Pouco depois, Madre Francisca recebeu uma carta do governo exigindo detalhes sobre a vida externa e interna da Congregação. Ela respondeu a todas as perguntas sobre o aspecto externo, mas nada sobre o aspecto interno. E em carta anexa, declarou: “Um questionário que me foi enviado para ser preenchido tem, sem dúvida, o objetivo de servir de base para o controle da nossa Congregação por parte do Estado. Inclui perguntas que despertam o temor de que a supervisão do Estado não nos permitirá a livre disposição dos nossos meios de subsistência e o livre missionamento dos membros da Congregação, consequentemente restringindo nossas atividades e até mesmo as abolindo. O caráter religioso da noss Congregação sofrerá particularmente com isso.

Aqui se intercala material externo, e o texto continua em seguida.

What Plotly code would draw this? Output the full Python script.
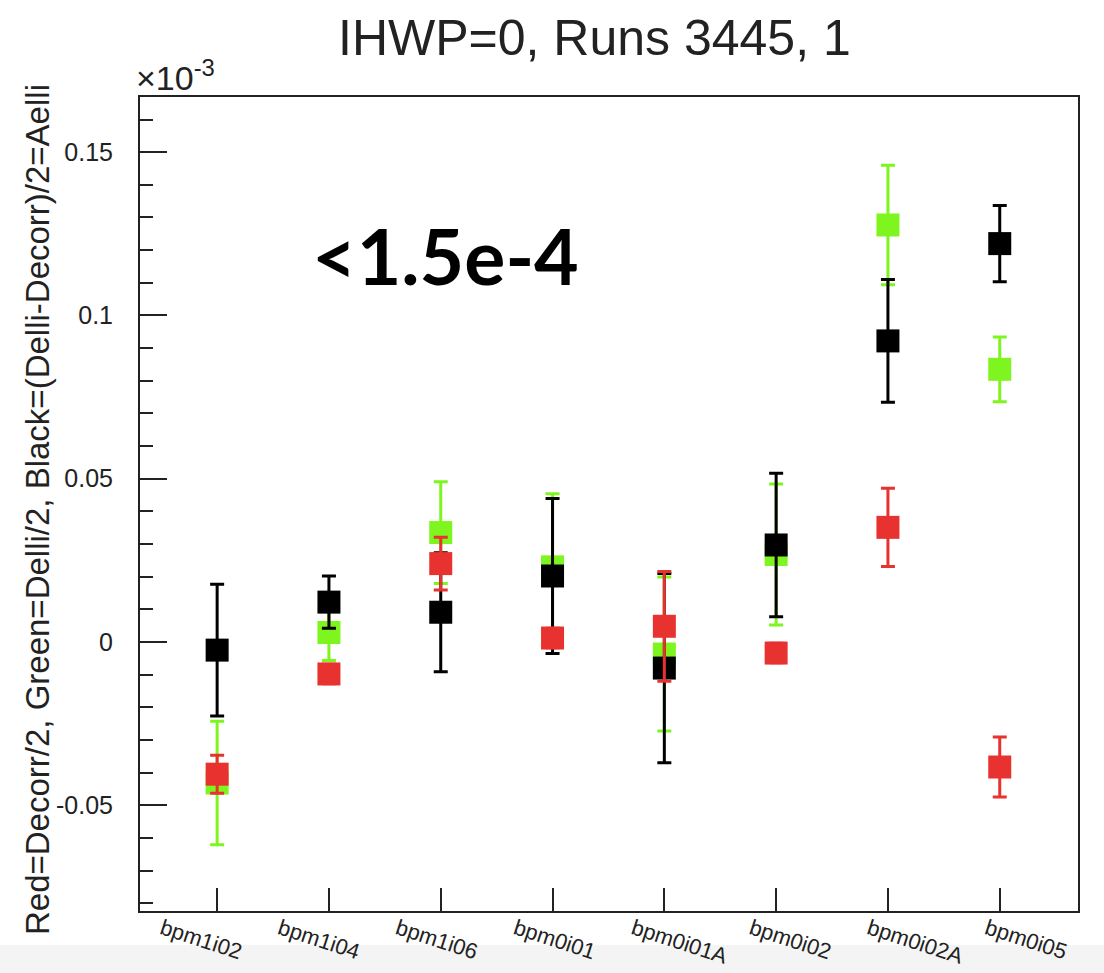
import plotly.graph_objects as go

# BPM channels along the x axis
bpms = ["bpm1i02", "bpm1i04", "bpm1i06", "bpm0i01", "bpm0i01A", "bpm0i02", "bpm0i02A", "bpm0i05"]

# Values in units of 1e-3
green_val = [-0.0432, 0.0029, 0.0335, 0.0230, -0.0037, 0.0268, 0.1277, 0.0835]
green_err = [0.0189, 0.0086, 0.0156, 0.0224, 0.0236, 0.0216, 0.0183, 0.0099]

black_val = [-0.0025, 0.0122, 0.0091, 0.0202, -0.0080, 0.0297, 0.0922, 0.1220]
black_err = [0.0202, 0.0080, 0.0182, 0.0237, 0.0290, 0.0220, 0.0188, 0.0117]

red_val = [-0.0405, -0.0098, 0.0240, 0.0012, 0.0048, -0.0034, 0.0351, -0.0383]
red_err = [0.0058, 0.0030, 0.0081, 0.0030, 0.0168, 0.0030, 0.0120, 0.0092]

y_ticks = [-0.05, 0, 0.05, 0.1, 0.15]
y_tick_text = ["-0.05", "0", "0.05", "0.1", "0.15"]

GREEN = "#7ef51e"
RED = "#e8322f"
BLACK = "#000000"
FRAME = "#222"
FONT = "Liberation Sans, Arial, sans-serif"

fig = go.Figure()

for vals, errs, col in [(green_val, green_err, GREEN),
                        (black_val, black_err, BLACK),
                        (red_val, red_err, RED)]:
    fig.add_trace(go.Scatter(
        x=bpms, y=vals, mode="markers",
        marker=dict(symbol="square", size=23, color=col, line=dict(width=0)),
        error_y=dict(type="data", array=errs, visible=True,
                     color=col, thickness=3, width=7),
        showlegend=False,
    ))

# invisible companion trace so the label axis (x2) gets drawn
fig.add_trace(go.Scatter(
    x=list(range(len(bpms))), y=black_val, xaxis="x2", yaxis="y",
    mode="markers", marker=dict(opacity=0), hoverinfo="skip", showlegend=False,
))

fig.update_layout(
    width=1104, height=973,
    margin=dict(l=140, r=26, t=97, b=62, autoexpand=False),
    paper_bgcolor="white", plot_bgcolor="white",
    showlegend=False,
    # tick marks at each channel
    xaxis=dict(
        type="category", range=[-0.69, 7.70], automargin=False,
        tickmode="array", tickvals=bpms, showticklabels=False,
        ticks="inside", ticklen=23, tickwidth=2, tickcolor=FRAME,
        showline=True, linewidth=2, linecolor=FRAME, mirror=True,
        showgrid=False, zeroline=False,
    ),
    # channel names, laid out on their own slightly wider spacing
    xaxis2=dict(
        overlaying="x", anchor="y", side="bottom", type="linear",
        range=[-0.187, 7.772], automargin=False,
        tickmode="array", tickvals=list(range(len(bpms))), ticktext=bpms,
        tickangle=18, tickfont=dict(size=22, family=FONT, color=FRAME),
        ticks="", showline=False, showgrid=False, zeroline=False,
    ),
    yaxis=dict(
        range=[-0.0824, 0.1669], automargin=False,
        tickmode="array", tickvals=y_ticks, ticktext=y_tick_text,
        tickfont=dict(size=25, family=FONT, color=FRAME),
        ticks="inside", ticklen=27, tickwidth=2, tickcolor=FRAME,
        ticklabelstandoff=20,
        minor=dict(dtick=0.01, ticks="inside", ticklen=13, tickwidth=2,
                   tickcolor=FRAME, showgrid=False),
        showline=True, linewidth=2, linecolor=FRAME, mirror=True,
        showgrid=False, zeroline=False,
    ),
)

# light grey strip along the bottom edge
fig.add_shape(type="rect", xref="paper", yref="paper",
              x0=-0.2, x1=1.1, y0=-0.0762, y1=-0.0418,
              fillcolor="#f4f4f4", line=dict(width=0), layer="below")

# title
fig.add_annotation(text="IHWP=0, Runs 3445, 1", xref="paper", yref="paper",
                   x=0.485, y=1.0725, xanchor="center", yanchor="middle",
                   showarrow=False,
                   font=dict(family=FONT, size=50, color=FRAME))

# axis exponent marker
fig.add_annotation(text="×10<sup>-3</sup>", xref="paper", yref="paper",
                   x=-0.006, y=0.998, xanchor="left", yanchor="bottom",
                   showarrow=False,
                   font=dict(family=FONT, size=34, color=FRAME))

# y axis title
fig.add_annotation(text="Red=Decorr/2, Green=Delli/2, Black=(Delli-Decorr)/2=Aelli",
                   xref="paper", yref="paper", x=-0.1098, y=0.4926,
                   xanchor="center", yanchor="middle", textangle=-90,
                   showarrow=False,
                   font=dict(family=FONT, size=33, color=FRAME))

# limit note
fig.add_annotation(text="<b><1.5e-4</b>", xref="paper", yref="paper",
                   x=(445 - 140) / 938, y=(911 - 255) / 814,
                   xanchor="center", yanchor="middle", showarrow=False,
                   font=dict(family="Lato, Open Sans, sans-serif", size=77, color="#000"))

fig.write_html("out.html")
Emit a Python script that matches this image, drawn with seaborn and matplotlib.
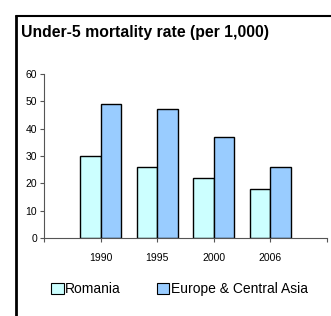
import pandas as pd
import matplotlib
matplotlib.use("Agg")
import matplotlib.pyplot as plt
import seaborn as sns
from matplotlib.lines import Line2D

# data
years = ["1990", "1995", "2000", "2006"]
romania = [30, 26, 22, 18]
europe_ca = [49, 47, 37, 26]
series_names = ["Romania", "Europe & Central Asia"]
colors = ["#CCFFFF", "#99CCFF"]

df = pd.DataFrame({
    "year": years * 2,
    "rate": romania + europe_ca,
    "region": [series_names[0]] * len(years) + [series_names[1]] * len(years),
})

sns.set_style("white")
plt.rcParams["font.family"] = ["Liberation Sans", "DejaVu Sans"]
plt.rcParams["text.color"] = "black"

fig = plt.figure(figsize=(3.31, 3.16), dpi=100)
ax = fig.add_axes([0.133, 0.247, 0.855, 0.519])

sns.barplot(data=df, x="year", y="rate", hue="region", order=years,
            hue_order=series_names, palette=colors, width=0.72,
            edgecolor="black", linewidth=1, saturation=1, ax=ax, legend=False)

ax.set_xlim(-1, len(years))
ax.set_ylim(0, 60)
ax.set_yticks(range(0, 61, 10))
ax.set_xticks(range(-1, len(years) + 1))
ax.set_xticklabels([""] + years + [""])
ax.set_xlabel("")
ax.set_ylabel("")
for s in ["top", "right"]:
    ax.spines[s].set_visible(False)
for s in ["left", "bottom"]:
    ax.spines[s].set_color("#555555")
    ax.spines[s].set_linewidth(0.8)
ax.tick_params(axis="both", labelsize=7.5, colors="#555555", labelcolor="black",
               length=3, width=0.8, direction="out")
ax.tick_params(axis="x", pad=8)
ax.tick_params(axis="y", pad=2)
ax.tick_params(left=True, bottom=True)

# outer frame, partly cropped in the reference
fig.add_artist(Line2D([0.048, 0.048], [0, 0.949], color="black", lw=2,
                      transform=fig.transFigure))
fig.add_artist(Line2D([0.048, 1.0], [0.949, 0.949], color="black", lw=1.5,
                      transform=fig.transFigure))

fig.text(0.062, 0.92, "Under-5 mortality rate (per 1,000)", fontsize=11.3,
         fontweight="bold", va="top", ha="left", color="black")

handles = [plt.Rectangle((0, 0), 1, 1, facecolor=c, edgecolor="black", lw=0.8)
           for c in colors]
fig.legend(handles, series_names, loc="center", bbox_to_anchor=(0.542, 0.084),
           ncol=2, frameon=False, fontsize=10, handlelength=0.9,
           handleheight=0.9, handletextpad=0.1, columnspacing=2.6,
           labelcolor="black")

fig.savefig("out.png", dpi=100)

Enquanto essa percepção das nossas direrizes não for corrigida, sinto muito, mas não posso preencher esse questionário.
Aachen, 20 de julho de 1875, Francisca Schervier, Superiora Geral das Irmãs dos Pobres de São Francisco.”
Durante esses tempos difíceis Madre Francisca apelou para a Imperatriz Augusta, mulher do Imperador Guilherme I, a quem conhecia. A imperatriz intercedeu a seu favor e tanto as exigências do governo como sua perseguição às congregações femininas diminuíram. Somente a proteção da imperatriz Augusta impediu o exílio da Congregação e de outras ordens religiosas dedicadas a serviços de enfermagem. Apenas gradualmente a “luta pela cultura” foi cedendo e a Congregação pôde dar continuidade às suas antigas atividades nas comunidades e voltar a admitir novos membros.